Return To Las Vegas – Fly Southwest Airlines 

Over the past several weeks, I’ve seen several news articles indicating that Southwest Airlines may win national market share as we get through and past the effects of COVID-19. (Also, as we return to Las Vegas and Fly Southwest Airlines.)

Southwest Airlines Will Win Market Share

To some extent, I disagree with those articles. Saying that they “may” win market share is unnecessarily pessimistic regarding the airline’s prospects. As far as I’m concerned, Southwest absolutely will win market share, and it could be substantial. The industry will be smaller, but more of it will belong to the LUV airline.

For those of you who are not familiar with Southwest, it is a low-cost carrier based in Dallas. Unlike traditional major carriers, which operate by connecting passengers through their “hubs,” Southwest flies mainly from point A to point B, meaning that it doesn’t have planes sitting on the ground waiting for connecting passengers. With fast turn times at the gate, aided by a lack of seat assignments, the carrier simply operates more efficiently than its competition.

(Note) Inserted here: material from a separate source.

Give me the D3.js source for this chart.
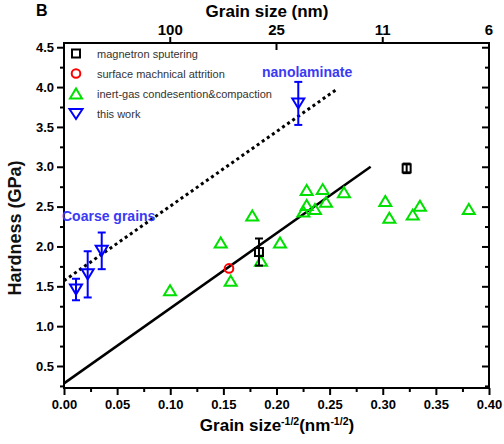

Do you give up anything with Southwest? Sure. There’s no first-class, no seat assignments and no meals. But there are also no annoying fees, such as ticket change fees or baggage fees. It’s an extraordinarily simple model.

Southwest Companion Pass
Image Credit: SWA | Southwest Shark Week Themed Boeing 737 Aircraft

We’ve Seen This Game Before

In the first quarter of 2001, low-cost carriers represented about 12% of the domestic airline industry. Then, 9/11 happened, demand fell off a cliff and the high-cost carriers (everybody else) could not keep up. Both US Airways and United, who had been trying to merge, filed Chapter 11, while Minnesota-based sun Country filed Chapter 7 (liquidation).

But, more importantly, everyone else was forced to pull back capacity. Routes that had been secondary but occasionally profitable began to bleed red ink, leading to an endless basket of opportunities for low-cost carriers with solid balance sheets like Southwest (including big moves into Las Vegas and Phoenix). By the first quarter of 2003, low-cost carriers (primarily Southwest) had over 18% of domestic market share.*

In fact, virtually every downturn has been good for Southwest. Inevitably, a carrier with higher costs pulls back or goes bankrupt, leaving more room for the airlines that can make profits at lower fares.

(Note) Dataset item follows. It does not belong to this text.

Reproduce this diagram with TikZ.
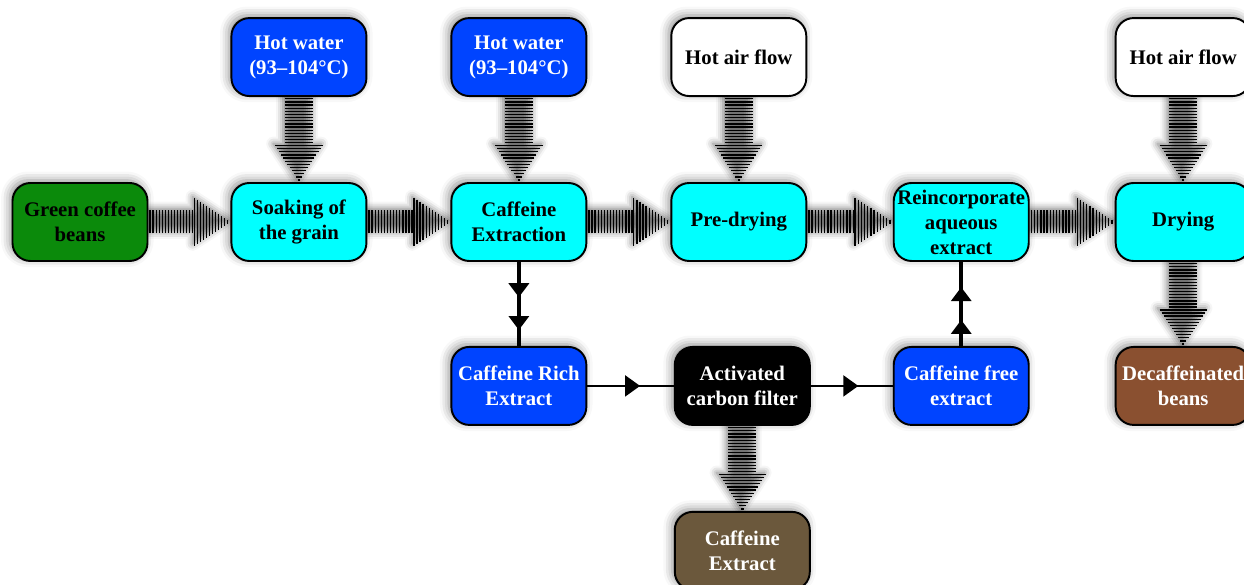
\documentclass[tikz,border=0pt]{standalone}
\usepackage{fontspec}
\setmainfont{Liberation Serif}
\usetikzlibrary{positioning, calc, arrows.meta, decorations.markings, shadows.blur, backgrounds}

\definecolor{beangreen}{HTML}{0B8A0B}
\definecolor{aqua}{HTML}{00FFFF}
\definecolor{waterblue}{HTML}{0044FF}
\definecolor{roast}{HTML}{8A5030}
\definecolor{spentbrown}{HTML}{6B583C}

\tikzset{
every node/.style = {font = \fontsize{11.8pt}{14.2pt}\selectfont\bfseries},
stage/.style = {rectangle, draw, line width = 1.1pt, rounded corners = 0.36cm, 
	minimum width = 2.7cm, minimum height = 1.56cm, align = center, inner sep = 1pt,
	blur shadow = {shadow xshift = -1.5pt, shadow yshift = 1.5pt, shadow blur radius = 5pt, 
	shadow opacity = 45}},
seed/.style = {stage, fill = beangreen},
process/.style = {stage, fill = aqua},
source/.style = {stage, fill = waterblue, text = white},
air/.style = {stage, fill = white},
filter/.style = {stage, fill = black, text = white},
roasted/.style = {stage, fill = roast, text = white},
spent/.style = {stage, fill = spentbrown, text = white},
stripe/.style = {line width = 0.75pt},
haze/.style = {blur shadow = {shadow xshift = -1pt, shadow yshift = 1pt, 
	shadow blur radius = 4pt, shadow opacity = 55}},
flowv/.style = {line width = 2.4pt},
flowh/.style = {line width = 1.1pt},
tip/.style = {decoration = {markings, mark = at position #1 with 
	{\arrow{Triangle[length = 0.3cm, width = 0.42cm, fill = black]}}}, postaction = decorate},
twotips/.style 2 args = {decoration = {markings, 
	mark = at position #1 with {\arrow{Triangle[length = 0.28cm, width = 0.4cm, fill = black]}},
	mark = at position #2 with {\arrow{Triangle[length = 0.28cm, width = 0.4cm, fill = black]}}}, 
	postaction = decorate}
}

% striped arrow, left to right
\newcommand\hatchright[2]{%
  \begin{pgfonlayer}{background}
  \path [haze] let \p1 = (#1.east), \p2 = (#2.west), \n1 = {\x2-\x1} in
    (\x1,\y1+0.23cm) -- (\x1+0.56*\n1,\y1+0.23cm) -- (\x1+0.56*\n1,\y1+0.47cm) 
    -- (\x2,\y1) -- (\x1+0.56*\n1,\y1-0.47cm) -- (\x1+0.56*\n1,\y1-0.23cm) 
    -- (\x1,\y1-0.23cm) -- cycle;
  \end{pgfonlayer}
  \foreach \t in {0.02,0.057,...,0.55}
    \draw [stripe] ($(#1.east)!\t!(#2.west)$) +(0,-0.23) -- +(0,0.23);
  \foreach \t in {0.56,0.597,...,0.99}
    \draw [stripe] ($(#1.east)!\t!(#2.west)$) +(0,{-1.07*(1-\t)}) -- +(0,{1.07*(1-\t)});
}

% striped arrow, top to bottom
\newcommand\hatchdown[2]{%
  \begin{pgfonlayer}{background}
  \path [haze] let \p1 = (#1.south), \p2 = (#2.north), \n1 = {\y1-\y2} in
    (\x1-0.28cm,\y1) -- (\x1-0.28cm,\y1-0.57*\n1) -- (\x1-0.48cm,\y1-0.57*\n1) 
    -- (\x1,\y2) -- (\x1+0.48cm,\y1-0.57*\n1) -- (\x1+0.28cm,\y1-0.57*\n1) 
    -- (\x1+0.28cm,\y1) -- cycle;
  \end{pgfonlayer}
  \foreach \t in {0.02,0.057,...,0.56}
    \draw [stripe] ($(#1.south)!\t!(#2.north)$) +(-0.28,0) -- +(0.28,0);
  \foreach \t in {0.57,0.607,...,0.99}
    \draw [stripe] ($(#1.south)!\t!(#2.north)$) +({-1.1*(1-\t)},0) -- +({1.1*(1-\t)},0);
}

\begin{document}
\begin{tikzpicture}
\useasboundingbox (-1.6,-7.26) rectangle (23.28,4.44);

%% The main line
\node [seed] (green) at (0,0) {Green coffee\\beans};
\node [process] (soak) [right = 1.64cm of green] {Soaking of\\the grain};
\node [process] (extr) [right = 1.66cm of soak] {Caffeine\\Extraction};
\node [process] (predry) [right = 1.66cm of extr] {Pre-drying};
\node [process] (reinc) [right = 1.71cm of predry] {Reincorporate\\aqueous\\extract};
\node [process] (dry) [right = 1.70cm of reinc] {Drying};

%% The inputs
\node [source] (water1) [above = 1.7cm of soak] {Hot water\\(93–104°C)};
\node [source] (water2) [above = 1.7cm of extr] {Hot water\\(93–104°C)};
\node [air] (air1) [above = 1.7cm of predry] {Hot air flow};
\node [air] (air2) [above = 1.7cm of dry] {Hot air flow};

%% The extract loop and the products
\node [source] (rich) [below = 1.68cm of extr] {Caffeine Rich\\Extract};
\node [filter] (carbon) [below = 1.68cm of predry, xshift = 0.07cm] {Activated\\carbon filter};
\node [source] (free) [below = 1.68cm of reinc] {Caffeine free\\extract};
\node [roasted] (decaf) [below = 1.68cm of dry] {Decaffeinated\\beans};
\node [spent] (caff) [below = 1.7cm of carbon] {Caffeine\\Extract};

%% The striped flows
\hatchright{green}{soak}
\hatchright{soak}{extr}
\hatchright{extr}{predry}
\hatchright{predry}{reinc}
\hatchright{reinc}{dry}
\hatchdown{water1}{soak}
\hatchdown{water2}{extr}
\hatchdown{air1}{predry}
\hatchdown{air2}{dry}
\hatchdown{dry}{decaf}
\hatchdown{carbon}{caff}

%% The plain flows
\draw [flowv, twotips = {0.42}{0.81}] (extr) -- (rich);
\draw [flowh, tip = 0.61] (rich) -- (carbon);
\draw [flowh, tip = 0.58] (carbon) -- (free);
\draw [flowv, twotips = {0.31}{0.70}] (free) -- (reinc);

\end{tikzpicture}
\end{document}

That’s particularly applicable to leisure destinations, which can’t command the same ticket premiums that business routes do. Las Vegas is either at or near the top of the list. I doubt that any carriers will pull out of Sin City entirely, but they’ll probably cut back frequencies on marginal routes, leaving openings for competitors who can survive with lower ticket prices.

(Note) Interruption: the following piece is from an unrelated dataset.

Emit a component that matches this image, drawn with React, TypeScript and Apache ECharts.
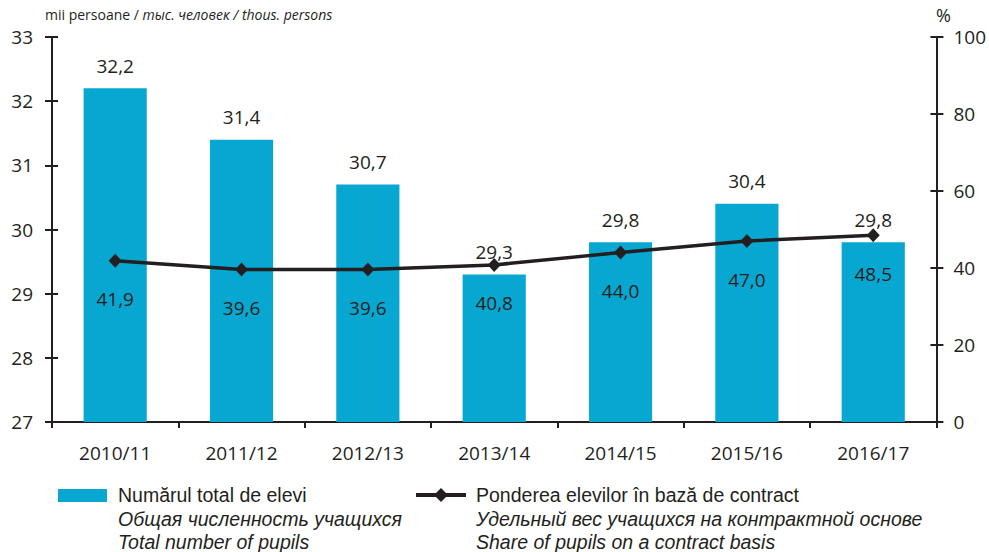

Is It Different This Time?

Of course, it is. No two downturns are the same, and this one comes with an added twist: People aren’t avoiding planes because they can’t afford to fly. They’re avoiding travel because they’re afraid of catching a disease. In other words, you couldn’t get most people on a plane if the tickets were free. In its most recent quarterly conference call, Southwest indicated that its capacity for May would be down 60-70%. That’s better than the major carriers, who are down anywhere from 70-90%, but they’re hardly taking a victory lap.

The industry has changed over the past ten years. For instance, it’s only been in the last decade or so that the ultra-low-cost carriers like Spirit and Frontier have taken off. These airlines price their tickets even below Southwest and make their money on fees.

The ULCCs face a different battle, though. While Southwest typically tries to open new routes from underserved cities, the deep discounters compete directly against the major carriers, scooping up the overflow passengers that the majors don’t want. But in an environment where there are no excess passengers, the majors will be happy to get the bargain hunters, leaving, well, nobody for the ULCCs.

In 2000 – There Were Six Major Carriers

Issue #2: In 2000, there were six major carriers (American, United, US Airways, Continental, Northwest and Delta) that competed against Southwest. That number has been halved, as three of the former were merged into the other three. Theoretically, that should be good for Southwest.

The problem is, if something were to happen to one of the Big Three, the US airline industry would be in major trouble. Once the world recovered, there would not be nearly enough capacity for the market, meaning that prices would skyrocket and cargo belly space would disappear. Oddly, too little capacity can be almost as bad for the economy as too little demand.

Southwest Airlines Credit Cards
Photo by Miguel Ángel Sanz on Unsplash

And What Hasn’t Changed
Return to Vegas Fly Southwest Airlines

With its investment-grade balance sheet, Southwest has the strongest financial position in the industry. But the longer that the effects of COVID-19 go on and the more damage they cause, the better it will be for Southwest in the long term.

Leisure markets are going to be the first ones that the major carriers desert, and Southwest will be happy to cover what’s left.